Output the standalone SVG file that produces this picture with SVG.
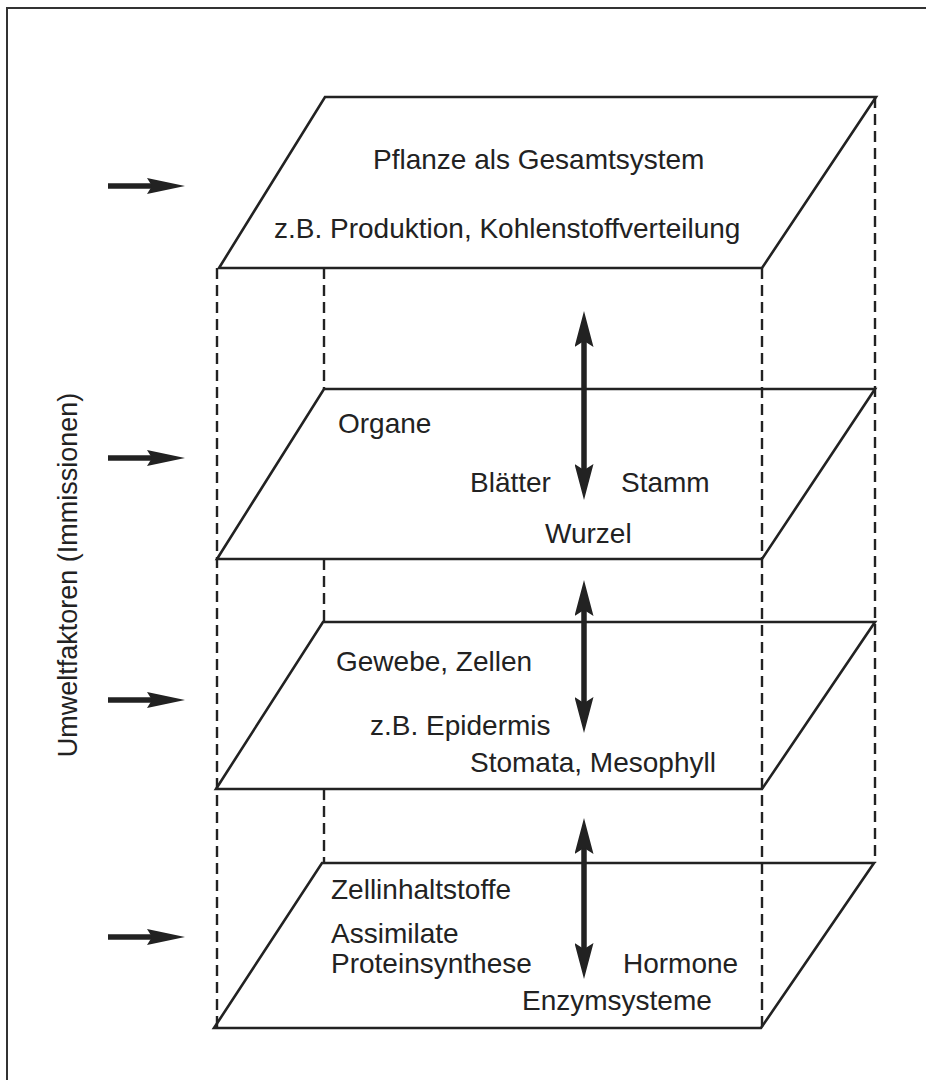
<svg xmlns="http://www.w3.org/2000/svg" width="926" height="1080" viewBox="0 0 926 1080">
<style>
.frame{fill:none;stroke:#333;stroke-width:2}
.plane{fill:none;stroke:#222;stroke-width:2.6;stroke-linejoin:miter}
.dash{fill:none;stroke:#222;stroke-width:2.4;stroke-dasharray:11 6}
.arr{stroke:#222;stroke-width:5.5;fill:none}
.lbl{font-family:"Liberation Sans",Arial,Helvetica,sans-serif;font-size:28px;fill:#222}
.side{font-family:"Liberation Sans",Arial,Helvetica,sans-serif;font-size:27px;fill:#222}
</style>
<defs>
<marker id="vh" markerUnits="userSpaceOnUse" markerWidth="36" markerHeight="19" refX="15" refY="9.5" orient="auto-start-reverse" viewBox="0 0 36 19">
<path d="M0,0 L36,9.5 L0,19 L6,9.5 z" fill="#222"/>
</marker>
<marker id="hh" markerUnits="userSpaceOnUse" markerWidth="38" markerHeight="16" refX="18" refY="8" orient="auto" viewBox="0 0 38 16">
<path d="M0,0 L38,8 L0,16 L5,8 z" fill="#222"/>
</marker>
</defs>
<rect width="926" height="1080" fill="#fff"/>
<path class="frame" d="M7,1080 V8 H926"/>

<g id="edges">
<line class="dash" x1="217" y1="268" x2="217" y2="1028"/>
<line class="dash" x1="762" y1="268" x2="762" y2="1028"/>
<line class="dash" x1="875" y1="97" x2="875" y2="863"/>
<line class="dash" x1="324" y1="268" x2="324" y2="389"/>
<line class="dash" x1="324" y1="559" x2="324" y2="622"/>
<line class="dash" x1="324" y1="789" x2="324" y2="863"/>
</g>

<g id="plane1">
<polygon class="plane" points="325,97 876,97 762,268 219,268"/>
<text class="lbl" x="373" y="169">Pflanze als Gesamtsystem</text>
<text class="lbl" x="274" y="238">z.B. Produktion, Kohlenstoffverteilung</text>
</g>

<g id="plane2">
<polygon class="plane" points="324,389 875,389 762,559 217,559"/>
<text class="lbl" x="338" y="433">Organe</text>
<text class="lbl" x="470" y="492">Blätter</text>
<text class="lbl" x="621" y="492">Stamm</text>
<text class="lbl" x="545" y="543">Wurzel</text>
</g>

<g id="plane3">
<polygon class="plane" points="323,622 875,622 762,789 216,789"/>
<text class="lbl" x="336" y="671">Gewebe, Zellen</text>
<text class="lbl" x="370" y="735">z.B. Epidermis</text>
<text class="lbl" x="470" y="772">Stomata, Mesophyll</text>
</g>

<g id="plane4">
<polygon class="plane" points="322,863 874,863 761,1028 214,1028"/>
<text class="lbl" x="331" y="899">Zellinhaltstoffe</text>
<text class="lbl" x="331" y="943">Assimilate</text>
<text class="lbl" x="331" y="973">Proteinsynthese</text>
<text class="lbl" x="623" y="973">Hormone</text>
<text class="lbl" x="522" y="1010">Enzymsysteme</text>
</g>

<g id="label">
<text class="side" transform="translate(77,575) rotate(-90)" text-anchor="middle">Umweltfaktoren (Immissionen)</text>
</g>

<g id="connectors">
<line class="arr" x1="584" y1="332" x2="584" y2="479" marker-start="url(#vh)" marker-end="url(#vh)"/>
<line class="arr" x1="584" y1="601" x2="584" y2="712" marker-start="url(#vh)" marker-end="url(#vh)"/>
<line class="arr" x1="584" y1="839" x2="584" y2="958" marker-start="url(#vh)" marker-end="url(#vh)"/>
<line class="arr" x1="108" y1="186" x2="165" y2="186" marker-end="url(#hh)"/>
<line class="arr" x1="108" y1="458" x2="165" y2="458" marker-end="url(#hh)"/>
<line class="arr" x1="108" y1="700" x2="165" y2="700" marker-end="url(#hh)"/>
<line class="arr" x1="108" y1="937" x2="165" y2="937" marker-end="url(#hh)"/>
</g>
</svg>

*What you will do*. Omit every picture, then repeat the remaining data exactly as it appears above.

*Response to the task*.
Output the standalone SVG file that produces this picture with SVG.
<svg xmlns="http://www.w3.org/2000/svg" width="926" height="1080" viewBox="0 0 926 1080">
<style>
.frame{fill:none;stroke:#333;stroke-width:2}
.plane{fill:none;stroke:#222;stroke-width:2.6;stroke-linejoin:miter}
.dash{fill:none;stroke:#222;stroke-width:2.4;stroke-dasharray:11 6}
.arr{stroke:#222;stroke-width:5.5;fill:none}
.lbl{font-family:"Liberation Sans",Arial,Helvetica,sans-serif;font-size:28px;fill:#222}
.side{font-family:"Liberation Sans",Arial,Helvetica,sans-serif;font-size:27px;fill:#222}
</style>
<defs>
<marker id="vh" markerUnits="userSpaceOnUse" markerWidth="36" markerHeight="19" refX="15" refY="9.5" orient="auto-start-reverse" viewBox="0 0 36 19">
<path d="M0,0 L36,9.5 L0,19 L6,9.5 z" fill="#222"/>
</marker>
<marker id="hh" markerUnits="userSpaceOnUse" markerWidth="38" markerHeight="16" refX="18" refY="8" orient="auto" viewBox="0 0 38 16">
<path d="M0,0 L38,8 L0,16 L5,8 z" fill="#222"/>
</marker>
</defs>
<rect width="926" height="1080" fill="#fff"/>
<path class="frame" d="M7,1080 V8 H926"/>

<g id="edges">
<line class="dash" x1="217" y1="268" x2="217" y2="1028"/>
<line class="dash" x1="762" y1="268" x2="762" y2="1028"/>
<line class="dash" x1="875" y1="97" x2="875" y2="863"/>
<line class="dash" x1="324" y1="268" x2="324" y2="389"/>
<line class="dash" x1="324" y1="559" x2="324" y2="622"/>
<line class="dash" x1="324" y1="789" x2="324" y2="863"/>
</g>

<g id="plane1">
<polygon class="plane" points="325,97 876,97 762,268 219,268"/>
<text class="lbl" x="373" y="169">Pflanze als Gesamtsystem</text>
<text class="lbl" x="274" y="238">z.B. Produktion, Kohlenstoffverteilung</text>
</g>

<g id="plane2">
<polygon class="plane" points="324,389 875,389 762,559 217,559"/>
<text class="lbl" x="338" y="433">Organe</text>
<text class="lbl" x="470" y="492">Blätter</text>
<text class="lbl" x="621" y="492">Stamm</text>
<text class="lbl" x="545" y="543">Wurzel</text>
</g>

<g id="plane3">
<polygon class="plane" points="323,622 875,622 762,789 216,789"/>
<text class="lbl" x="336" y="671">Gewebe, Zellen</text>
<text class="lbl" x="370" y="735">z.B. Epidermis</text>
<text class="lbl" x="470" y="772">Stomata, Mesophyll</text>
</g>

<g id="plane4">
<polygon class="plane" points="322,863 874,863 761,1028 214,1028"/>
<text class="lbl" x="331" y="899">Zellinhaltstoffe</text>
<text class="lbl" x="331" y="943">Assimilate</text>
<text class="lbl" x="331" y="973">Proteinsynthese</text>
<text class="lbl" x="623" y="973">Hormone</text>
<text class="lbl" x="522" y="1010">Enzymsysteme</text>
</g>

<g id="label">
<text class="side" transform="translate(77,575) rotate(-90)" text-anchor="middle">Umweltfaktoren (Immissionen)</text>
</g>

<g id="connectors">
<line class="arr" x1="584" y1="332" x2="584" y2="479" marker-start="url(#vh)" marker-end="url(#vh)"/>
<line class="arr" x1="584" y1="601" x2="584" y2="712" marker-start="url(#vh)" marker-end="url(#vh)"/>
<line class="arr" x1="584" y1="839" x2="584" y2="958" marker-start="url(#vh)" marker-end="url(#vh)"/>
<line class="arr" x1="108" y1="186" x2="165" y2="186" marker-end="url(#hh)"/>
<line class="arr" x1="108" y1="458" x2="165" y2="458" marker-end="url(#hh)"/>
<line class="arr" x1="108" y1="700" x2="165" y2="700" marker-end="url(#hh)"/>
<line class="arr" x1="108" y1="937" x2="165" y2="937" marker-end="url(#hh)"/>
</g>
</svg>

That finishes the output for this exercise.